Britain’s major share index recovered on Friday after a pullback in the previous session, notching up its fourth straight week of gains as investors focused on underlying earnings growth and better economic data.
The FTSE 100 was up nearly 0.46 per cent – at 7,470.71, on the day, bringing it into positive territory for the week after its performance was dented by worries over turmoilin President Trump’s administration that sent stocks tumbling across the globe.
Investors looked through the political uncertainty to a better earnings season and improved UK retail sales data which pointed to a brighter outlook for consumer-facing stocks.
Blue-chips hovered just below the fresh record high set on Tuesday.
Miners Rio Tinto and Anglo American underpinned gains on the index, up 2.1 to 2.4 per cent.
The pan-European FTSEurofirst 300 index rose 0.55 per cent.

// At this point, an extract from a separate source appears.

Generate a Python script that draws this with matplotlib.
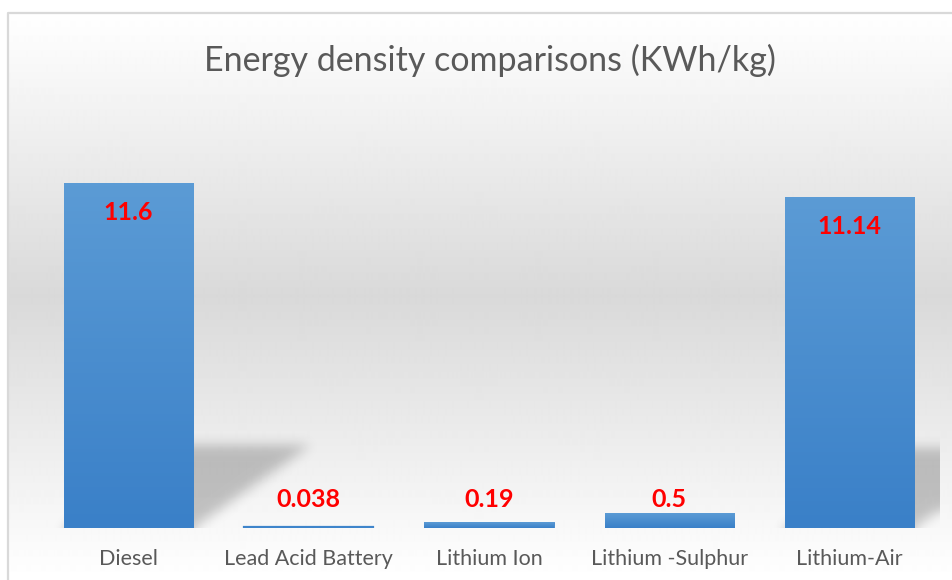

Germany’s DAX grew 0.39 per cent to 12,638.69.
Asian stocks were slightly higher after a sluggish start as some risk appetite returned despite caution over political turbulence in the United States.
MSCI’s broadest index of Asia-Pacific shares outside Japan reversed earlier losses to gain 0.1 per cent.
Japan’s Nikkei rallied 0.19 per cent to 19,590.76.
Hong Kong stocks edged up, ending the week roughly flat, as Chinese money continued to flow into the city’s share market, while index heavyweight Tencent closed at an all-time high.
Sentiment was also aided by an overnight recovery on Wall Street amid political troubles in Washington.
The Hang Seng index rose 0.15 per cent, to 25,174.87, while the China Enterprises Index was unchanged at 10,267.39 points.
China’s main stock indexes were little changed, with Shanghai shares snapping a five-week losing streak, as soothing regulatory comments and the central bank’s injection offset worries over tighter regulations and economic growth.
The blue-chip CSI300 index rose 0.17 per cent, to 3,403.85 points, while the Shanghai Composite Index ended flat at 3,090.63 points.
The S&P/NZX 50 Index rose 20 points, or 0.3 per cent, to 7,392.11.